PROBLEM DESCRIPTION:
Please give the listing again in its entirety, exactly as written.

▼

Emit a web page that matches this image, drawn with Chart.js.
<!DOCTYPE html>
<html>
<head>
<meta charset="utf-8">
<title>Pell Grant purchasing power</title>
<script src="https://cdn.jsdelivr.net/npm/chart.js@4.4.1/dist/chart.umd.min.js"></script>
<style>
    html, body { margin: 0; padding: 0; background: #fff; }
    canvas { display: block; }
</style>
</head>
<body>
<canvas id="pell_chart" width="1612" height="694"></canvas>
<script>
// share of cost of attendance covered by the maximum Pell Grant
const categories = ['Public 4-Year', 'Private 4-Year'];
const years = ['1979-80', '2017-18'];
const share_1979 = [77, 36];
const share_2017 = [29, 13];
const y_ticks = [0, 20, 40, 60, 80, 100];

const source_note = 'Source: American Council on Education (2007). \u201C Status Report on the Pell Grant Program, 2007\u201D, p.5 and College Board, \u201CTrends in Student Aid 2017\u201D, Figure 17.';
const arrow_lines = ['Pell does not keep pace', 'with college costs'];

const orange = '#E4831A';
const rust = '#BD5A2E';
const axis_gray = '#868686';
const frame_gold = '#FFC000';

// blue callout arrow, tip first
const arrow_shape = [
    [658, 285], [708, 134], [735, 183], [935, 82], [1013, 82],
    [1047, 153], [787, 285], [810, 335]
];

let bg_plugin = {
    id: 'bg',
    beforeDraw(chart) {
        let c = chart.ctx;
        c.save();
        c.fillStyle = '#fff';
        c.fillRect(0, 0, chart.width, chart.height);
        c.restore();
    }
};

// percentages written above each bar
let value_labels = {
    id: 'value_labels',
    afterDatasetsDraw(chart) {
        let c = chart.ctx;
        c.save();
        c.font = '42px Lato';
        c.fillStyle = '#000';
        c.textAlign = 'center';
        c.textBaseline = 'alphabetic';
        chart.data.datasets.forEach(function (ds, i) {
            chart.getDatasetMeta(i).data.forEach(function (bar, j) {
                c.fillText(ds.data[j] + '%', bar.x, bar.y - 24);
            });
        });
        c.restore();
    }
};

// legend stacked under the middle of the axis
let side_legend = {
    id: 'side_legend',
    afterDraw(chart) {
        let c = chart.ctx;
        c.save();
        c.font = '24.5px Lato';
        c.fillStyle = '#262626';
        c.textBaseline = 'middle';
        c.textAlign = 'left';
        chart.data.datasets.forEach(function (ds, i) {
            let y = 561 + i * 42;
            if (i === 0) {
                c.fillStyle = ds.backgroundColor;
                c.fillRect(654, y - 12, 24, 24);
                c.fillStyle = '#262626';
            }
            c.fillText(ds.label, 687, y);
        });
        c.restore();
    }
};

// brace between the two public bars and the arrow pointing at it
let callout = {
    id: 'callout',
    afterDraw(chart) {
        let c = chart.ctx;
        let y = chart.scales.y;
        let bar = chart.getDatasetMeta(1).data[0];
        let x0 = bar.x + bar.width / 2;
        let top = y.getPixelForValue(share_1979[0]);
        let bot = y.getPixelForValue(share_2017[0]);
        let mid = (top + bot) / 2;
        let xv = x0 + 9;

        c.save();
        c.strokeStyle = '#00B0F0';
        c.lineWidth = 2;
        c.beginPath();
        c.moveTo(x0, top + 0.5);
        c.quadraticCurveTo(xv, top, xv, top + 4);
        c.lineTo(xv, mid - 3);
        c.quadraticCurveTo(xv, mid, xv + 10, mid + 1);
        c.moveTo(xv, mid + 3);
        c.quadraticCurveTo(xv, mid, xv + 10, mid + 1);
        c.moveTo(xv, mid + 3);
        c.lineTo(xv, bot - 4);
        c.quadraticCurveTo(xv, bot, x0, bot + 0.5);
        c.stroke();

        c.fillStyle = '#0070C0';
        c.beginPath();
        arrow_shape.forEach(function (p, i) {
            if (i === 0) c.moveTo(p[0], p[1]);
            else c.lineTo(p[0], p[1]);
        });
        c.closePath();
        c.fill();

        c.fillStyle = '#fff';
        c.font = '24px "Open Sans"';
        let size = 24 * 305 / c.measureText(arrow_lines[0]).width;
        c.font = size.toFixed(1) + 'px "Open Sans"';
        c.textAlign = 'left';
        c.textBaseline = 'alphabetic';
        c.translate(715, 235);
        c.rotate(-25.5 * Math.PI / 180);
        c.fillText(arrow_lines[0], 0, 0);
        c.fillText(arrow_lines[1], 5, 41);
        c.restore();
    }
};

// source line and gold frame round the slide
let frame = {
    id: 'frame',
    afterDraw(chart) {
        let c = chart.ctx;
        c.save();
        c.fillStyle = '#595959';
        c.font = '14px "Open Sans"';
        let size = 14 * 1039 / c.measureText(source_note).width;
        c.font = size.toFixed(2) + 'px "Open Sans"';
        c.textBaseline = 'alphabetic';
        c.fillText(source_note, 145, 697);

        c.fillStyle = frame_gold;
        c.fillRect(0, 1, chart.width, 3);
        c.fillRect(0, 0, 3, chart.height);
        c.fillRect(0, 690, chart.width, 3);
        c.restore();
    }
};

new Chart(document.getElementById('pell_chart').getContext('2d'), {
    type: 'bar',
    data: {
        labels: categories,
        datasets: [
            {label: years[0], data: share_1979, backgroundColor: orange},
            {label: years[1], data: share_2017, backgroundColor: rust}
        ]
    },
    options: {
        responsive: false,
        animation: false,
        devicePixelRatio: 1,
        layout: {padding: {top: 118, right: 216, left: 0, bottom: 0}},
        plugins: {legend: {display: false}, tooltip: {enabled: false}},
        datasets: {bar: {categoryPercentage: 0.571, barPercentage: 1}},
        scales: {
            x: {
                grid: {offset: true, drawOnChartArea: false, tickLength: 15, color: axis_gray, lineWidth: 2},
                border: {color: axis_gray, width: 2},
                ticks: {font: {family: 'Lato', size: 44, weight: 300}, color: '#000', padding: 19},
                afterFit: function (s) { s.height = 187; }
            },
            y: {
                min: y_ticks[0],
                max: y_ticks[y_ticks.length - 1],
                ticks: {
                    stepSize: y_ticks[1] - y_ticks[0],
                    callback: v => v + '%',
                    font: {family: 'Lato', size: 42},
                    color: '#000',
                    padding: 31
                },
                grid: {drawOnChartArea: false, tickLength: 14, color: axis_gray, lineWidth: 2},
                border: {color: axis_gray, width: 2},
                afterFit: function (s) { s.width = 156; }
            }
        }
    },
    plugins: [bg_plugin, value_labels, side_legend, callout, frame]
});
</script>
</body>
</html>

▲

THE REPLY:
Emit a web page that matches this image, drawn with Chart.js.
<!DOCTYPE html>
<html>
<head>
<meta charset="utf-8">
<title>Pell Grant purchasing power</title>
<script src="https://cdn.jsdelivr.net/npm/chart.js@4.4.1/dist/chart.umd.min.js"></script>
<style>
    html, body { margin: 0; padding: 0; background: #fff; }
    canvas { display: block; }
</style>
</head>
<body>
<canvas id="pell_chart" width="1612" height="694"></canvas>
<script>
// share of cost of attendance covered by the maximum Pell Grant
const categories = ['Public 4-Year', 'Private 4-Year'];
const years = ['1979-80', '2017-18'];
const share_1979 = [77, 36];
const share_2017 = [29, 13];
const y_ticks = [0, 20, 40, 60, 80, 100];

const source_note = 'Source: American Council on Education (2007). \u201C Status Report on the Pell Grant Program, 2007\u201D, p.5 and College Board, \u201CTrends in Student Aid 2017\u201D, Figure 17.';
const arrow_lines = ['Pell does not keep pace', 'with college costs'];

const orange = '#E4831A';
const rust = '#BD5A2E';
const axis_gray = '#868686';
const frame_gold = '#FFC000';

// blue callout arrow, tip first
const arrow_shape = [
    [658, 285], [708, 134], [735, 183], [935, 82], [1013, 82],
    [1047, 153], [787, 285], [810, 335]
];

let bg_plugin = {
    id: 'bg',
    beforeDraw(chart) {
        let c = chart.ctx;
        c.save();
        c.fillStyle = '#fff';
        c.fillRect(0, 0, chart.width, chart.height);
        c.restore();
    }
};

// percentages written above each bar
let value_labels = {
    id: 'value_labels',
    afterDatasetsDraw(chart) {
        let c = chart.ctx;
        c.save();
        c.font = '42px Lato';
        c.fillStyle = '#000';
        c.textAlign = 'center';
        c.textBaseline = 'alphabetic';
        chart.data.datasets.forEach(function (ds, i) {
            chart.getDatasetMeta(i).data.forEach(function (bar, j) {
                c.fillText(ds.data[j] + '%', bar.x, bar.y - 24);
            });
        });
        c.restore();
    }
};

// legend stacked under the middle of the axis
let side_legend = {
    id: 'side_legend',
    afterDraw(chart) {
        let c = chart.ctx;
        c.save();
        c.font = '24.5px Lato';
        c.fillStyle = '#262626';
        c.textBaseline = 'middle';
        c.textAlign = 'left';
        chart.data.datasets.forEach(function (ds, i) {
            let y = 561 + i * 42;
            if (i === 0) {
                c.fillStyle = ds.backgroundColor;
                c.fillRect(654, y - 12, 24, 24);
                c.fillStyle = '#262626';
            }
            c.fillText(ds.label, 687, y);
        });
        c.restore();
    }
};

// brace between the two public bars and the arrow pointing at it
let callout = {
    id: 'callout',
    afterDraw(chart) {
        let c = chart.ctx;
        let y = chart.scales.y;
        let bar = chart.getDatasetMeta(1).data[0];
        let x0 = bar.x + bar.width / 2;
        let top = y.getPixelForValue(share_1979[0]);
        let bot = y.getPixelForValue(share_2017[0]);
        let mid = (top + bot) / 2;
        let xv = x0 + 9;

        c.save();
        c.strokeStyle = '#00B0F0';
        c.lineWidth = 2;
        c.beginPath();
        c.moveTo(x0, top + 0.5);
        c.quadraticCurveTo(xv, top, xv, top + 4);
        c.lineTo(xv, mid - 3);
        c.quadraticCurveTo(xv, mid, xv + 10, mid + 1);
        c.moveTo(xv, mid + 3);
        c.quadraticCurveTo(xv, mid, xv + 10, mid + 1);
        c.moveTo(xv, mid + 3);
        c.lineTo(xv, bot - 4);
        c.quadraticCurveTo(xv, bot, x0, bot + 0.5);
        c.stroke();

        c.fillStyle = '#0070C0';
        c.beginPath();
        arrow_shape.forEach(function (p, i) {
            if (i === 0) c.moveTo(p[0], p[1]);
            else c.lineTo(p[0], p[1]);
        });
        c.closePath();
        c.fill();

        c.fillStyle = '#fff';
        c.font = '24px "Open Sans"';
        let size = 24 * 305 / c.measureText(arrow_lines[0]).width;
        c.font = size.toFixed(1) + 'px "Open Sans"';
        c.textAlign = 'left';
        c.textBaseline = 'alphabetic';
        c.translate(715, 235);
        c.rotate(-25.5 * Math.PI / 180);
        c.fillText(arrow_lines[0], 0, 0);
        c.fillText(arrow_lines[1], 5, 41);
        c.restore();
    }
};

// source line and gold frame round the slide
let frame = {
    id: 'frame',
    afterDraw(chart) {
        let c = chart.ctx;
        c.save();
        c.fillStyle = '#595959';
        c.font = '14px "Open Sans"';
        let size = 14 * 1039 / c.measureText(source_note).width;
        c.font = size.toFixed(2) + 'px "Open Sans"';
        c.textBaseline = 'alphabetic';
        c.fillText(source_note, 145, 697);

        c.fillStyle = frame_gold;
        c.fillRect(0, 1, chart.width, 3);
        c.fillRect(0, 0, 3, chart.height);
        c.fillRect(0, 690, chart.width, 3);
        c.restore();
    }
};

new Chart(document.getElementById('pell_chart').getContext('2d'), {
    type: 'bar',
    data: {
        labels: categories,
        datasets: [
            {label: years[0], data: share_1979, backgroundColor: orange},
            {label: years[1], data: share_2017, backgroundColor: rust}
        ]
    },
    options: {
        responsive: false,
        animation: false,
        devicePixelRatio: 1,
        layout: {padding: {top: 118, right: 216, left: 0, bottom: 0}},
        plugins: {legend: {display: false}, tooltip: {enabled: false}},
        datasets: {bar: {categoryPercentage: 0.571, barPercentage: 1}},
        scales: {
            x: {
                grid: {offset: true, drawOnChartArea: false, tickLength: 15, color: axis_gray, lineWidth: 2},
                border: {color: axis_gray, width: 2},
                ticks: {font: {family: 'Lato', size: 44, weight: 300}, color: '#000', padding: 19},
                afterFit: function (s) { s.height = 187; }
            },
            y: {
                min: y_ticks[0],
                max: y_ticks[y_ticks.length - 1],
                ticks: {
                    stepSize: y_ticks[1] - y_ticks[0],
                    callback: v => v + '%',
                    font: {family: 'Lato', size: 42},
                    color: '#000',
                    padding: 31
                },
                grid: {drawOnChartArea: false, tickLength: 14, color: axis_gray, lineWidth: 2},
                border: {color: axis_gray, width: 2},
                afterFit: function (s) { s.width = 156; }
            }
        }
    },
    plugins: [bg_plugin, value_labels, side_legend, callout, frame]
});
</script>
</body>
</html>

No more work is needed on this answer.